I know I've already stated I'm against death penalty. But I have always been a firm supporter for the separation of church and state. I have once posted a thought piece on this blog saying that the state has no business in meddling in the church's affairs (link). In that post, I put a premium on professionalism on the state's part basically saying that government employees cannot let their personal beliefs get in the way of whatever is good for the nation. I demand a lot from public servants. That notion still stands here. I can understand if the person in the streets uses his religion to justify keeping the death penalty out of our country. But we need to ask more from our leaders when they discuss this issue.
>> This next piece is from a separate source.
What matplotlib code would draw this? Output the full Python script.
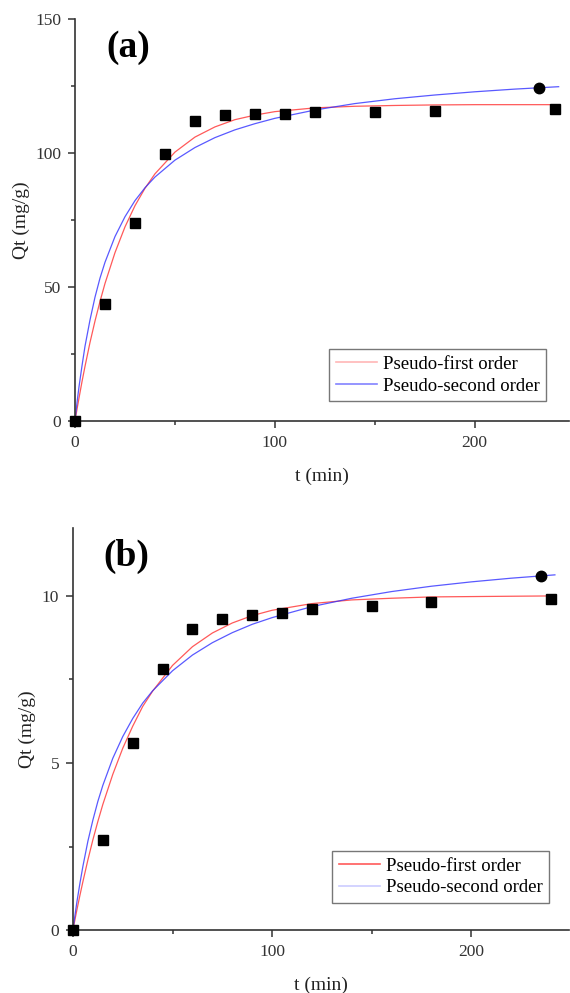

Now that I have shared why morality should not be used when discussing the issue, let's take a look at another thing people use to defend their stance on death penalty.

Statistics and their interpretation have been back and forth on the issue. For every research saying death penalty deters crime, there are researches saying that the methods used are flawed. From researches of Isaac Ehrlich to Naci Mocan, there have always been experts who have released papers countering their methods. Quite frankly, I don't have the technical knowledge to fully scrutinize them. But if experts don't agree on the causes and effects, regression analyses or correlations shouldn't matter in forming political stands.

Morality and statistics about the deterring ability have been the bases most thrown when people argue about the death penalty on social media. And both bases should not be used right now. We could have used morality back then when theocracy was a thing. And we can maybe use statistics in the future when further study can be done and conclusive evidence is formulated. But right now, both bases can't be used in my book.